-- Start --
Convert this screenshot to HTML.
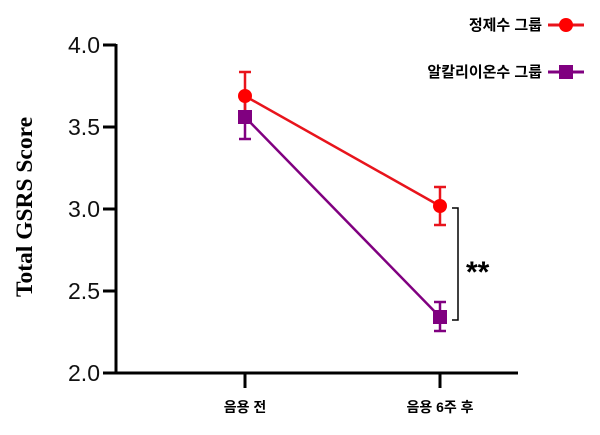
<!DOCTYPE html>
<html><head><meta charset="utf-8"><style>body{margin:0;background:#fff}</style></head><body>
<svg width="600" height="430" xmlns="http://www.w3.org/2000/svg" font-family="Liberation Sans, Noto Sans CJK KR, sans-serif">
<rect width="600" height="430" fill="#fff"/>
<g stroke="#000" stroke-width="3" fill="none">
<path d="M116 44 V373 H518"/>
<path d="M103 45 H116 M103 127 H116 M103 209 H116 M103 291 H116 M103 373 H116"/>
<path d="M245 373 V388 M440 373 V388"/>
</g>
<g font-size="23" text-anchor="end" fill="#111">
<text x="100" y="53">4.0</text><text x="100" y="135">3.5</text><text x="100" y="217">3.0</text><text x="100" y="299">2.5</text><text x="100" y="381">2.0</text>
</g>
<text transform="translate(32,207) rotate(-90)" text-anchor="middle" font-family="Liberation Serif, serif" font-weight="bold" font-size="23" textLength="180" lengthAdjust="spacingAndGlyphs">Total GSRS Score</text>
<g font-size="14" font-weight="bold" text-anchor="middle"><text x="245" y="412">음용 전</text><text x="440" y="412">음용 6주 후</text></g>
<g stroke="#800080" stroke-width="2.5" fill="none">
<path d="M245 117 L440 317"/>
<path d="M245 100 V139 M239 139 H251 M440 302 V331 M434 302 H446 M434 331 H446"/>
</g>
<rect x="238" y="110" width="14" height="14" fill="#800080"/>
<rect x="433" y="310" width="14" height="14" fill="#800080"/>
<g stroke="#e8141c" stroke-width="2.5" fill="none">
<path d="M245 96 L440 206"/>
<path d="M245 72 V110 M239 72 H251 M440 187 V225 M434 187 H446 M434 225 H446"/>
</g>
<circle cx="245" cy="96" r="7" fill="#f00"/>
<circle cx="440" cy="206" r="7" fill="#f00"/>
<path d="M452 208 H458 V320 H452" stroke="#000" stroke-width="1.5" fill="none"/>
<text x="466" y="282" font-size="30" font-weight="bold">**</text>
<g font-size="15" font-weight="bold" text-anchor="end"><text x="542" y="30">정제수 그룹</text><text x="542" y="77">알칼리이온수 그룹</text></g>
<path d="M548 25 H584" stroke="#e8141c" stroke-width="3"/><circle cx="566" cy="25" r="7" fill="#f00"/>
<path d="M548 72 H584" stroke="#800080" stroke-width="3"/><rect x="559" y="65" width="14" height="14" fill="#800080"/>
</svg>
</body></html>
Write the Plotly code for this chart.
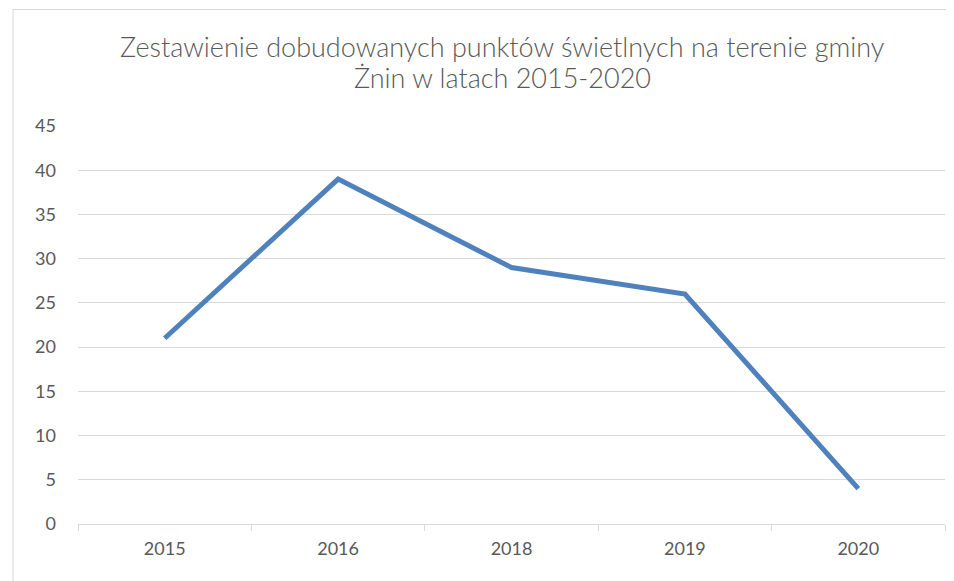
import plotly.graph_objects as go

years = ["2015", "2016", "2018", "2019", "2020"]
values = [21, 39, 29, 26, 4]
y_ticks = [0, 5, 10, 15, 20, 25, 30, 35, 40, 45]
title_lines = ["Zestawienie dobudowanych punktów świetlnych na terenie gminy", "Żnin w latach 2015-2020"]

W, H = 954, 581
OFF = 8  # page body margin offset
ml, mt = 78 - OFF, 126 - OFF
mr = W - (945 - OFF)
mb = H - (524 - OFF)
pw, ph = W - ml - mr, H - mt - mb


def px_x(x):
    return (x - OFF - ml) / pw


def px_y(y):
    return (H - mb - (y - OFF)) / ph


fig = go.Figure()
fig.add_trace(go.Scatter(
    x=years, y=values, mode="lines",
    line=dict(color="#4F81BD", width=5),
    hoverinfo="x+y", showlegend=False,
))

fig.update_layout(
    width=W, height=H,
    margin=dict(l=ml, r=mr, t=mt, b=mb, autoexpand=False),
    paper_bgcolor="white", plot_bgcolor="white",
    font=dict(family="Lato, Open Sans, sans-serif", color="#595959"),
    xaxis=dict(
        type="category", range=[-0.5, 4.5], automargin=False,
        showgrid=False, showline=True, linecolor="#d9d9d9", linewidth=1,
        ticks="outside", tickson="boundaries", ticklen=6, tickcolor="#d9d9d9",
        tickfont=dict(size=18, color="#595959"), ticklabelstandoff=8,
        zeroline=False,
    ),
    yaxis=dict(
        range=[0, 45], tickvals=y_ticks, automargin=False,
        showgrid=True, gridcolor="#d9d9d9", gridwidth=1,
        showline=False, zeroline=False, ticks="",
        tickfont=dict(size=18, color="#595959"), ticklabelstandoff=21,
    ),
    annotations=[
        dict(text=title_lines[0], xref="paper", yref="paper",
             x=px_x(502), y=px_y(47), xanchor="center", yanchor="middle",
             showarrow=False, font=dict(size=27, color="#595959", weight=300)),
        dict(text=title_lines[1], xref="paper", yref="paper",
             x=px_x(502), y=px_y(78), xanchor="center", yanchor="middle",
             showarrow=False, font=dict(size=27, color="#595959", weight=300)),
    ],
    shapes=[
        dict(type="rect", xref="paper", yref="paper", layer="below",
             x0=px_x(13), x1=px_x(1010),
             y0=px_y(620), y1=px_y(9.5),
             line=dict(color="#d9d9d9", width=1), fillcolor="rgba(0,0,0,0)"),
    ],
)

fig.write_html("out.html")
-- End --
**SHORT PROBLEM:** Restate only the lines running from the start of the material above through the line containing "import plotly.graph_objects as go", ends included. No pictures.

**ANSWER TO THIS EXERCISE:**
Convert this screenshot to HTML.
<!DOCTYPE html>
<html><head><meta charset="utf-8"><style>body{margin:0;background:#fff}</style></head><body>
<svg width="600" height="430" xmlns="http://www.w3.org/2000/svg" font-family="Liberation Sans, Noto Sans CJK KR, sans-serif">
<rect width="600" height="430" fill="#fff"/>
<g stroke="#000" stroke-width="3" fill="none">
<path d="M116 44 V373 H518"/>
<path d="M103 45 H116 M103 127 H116 M103 209 H116 M103 291 H116 M103 373 H116"/>
<path d="M245 373 V388 M440 373 V388"/>
</g>
<g font-size="23" text-anchor="end" fill="#111">
<text x="100" y="53">4.0</text><text x="100" y="135">3.5</text><text x="100" y="217">3.0</text><text x="100" y="299">2.5</text><text x="100" y="381">2.0</text>
</g>
<text transform="translate(32,207) rotate(-90)" text-anchor="middle" font-family="Liberation Serif, serif" font-weight="bold" font-size="23" textLength="180" lengthAdjust="spacingAndGlyphs">Total GSRS Score</text>
<g font-size="14" font-weight="bold" text-anchor="middle"><text x="245" y="412">음용 전</text><text x="440" y="412">음용 6주 후</text></g>
<g stroke="#800080" stroke-width="2.5" fill="none">
<path d="M245 117 L440 317"/>
<path d="M245 100 V139 M239 139 H251 M440 302 V331 M434 302 H446 M434 331 H446"/>
</g>
<rect x="238" y="110" width="14" height="14" fill="#800080"/>
<rect x="433" y="310" width="14" height="14" fill="#800080"/>
<g stroke="#e8141c" stroke-width="2.5" fill="none">
<path d="M245 96 L440 206"/>
<path d="M245 72 V110 M239 72 H251 M440 187 V225 M434 187 H446 M434 225 H446"/>
</g>
<circle cx="245" cy="96" r="7" fill="#f00"/>
<circle cx="440" cy="206" r="7" fill="#f00"/>
<path d="M452 208 H458 V320 H452" stroke="#000" stroke-width="1.5" fill="none"/>
<text x="466" y="282" font-size="30" font-weight="bold">**</text>
<g font-size="15" font-weight="bold" text-anchor="end"><text x="542" y="30">정제수 그룹</text><text x="542" y="77">알칼리이온수 그룹</text></g>
<path d="M548 25 H584" stroke="#e8141c" stroke-width="3"/><circle cx="566" cy="25" r="7" fill="#f00"/>
<path d="M548 72 H584" stroke="#800080" stroke-width="3"/><rect x="559" y="65" width="14" height="14" fill="#800080"/>
</svg>
</body></html>
Write the Plotly code for this chart.
import plotly.graph_objects as go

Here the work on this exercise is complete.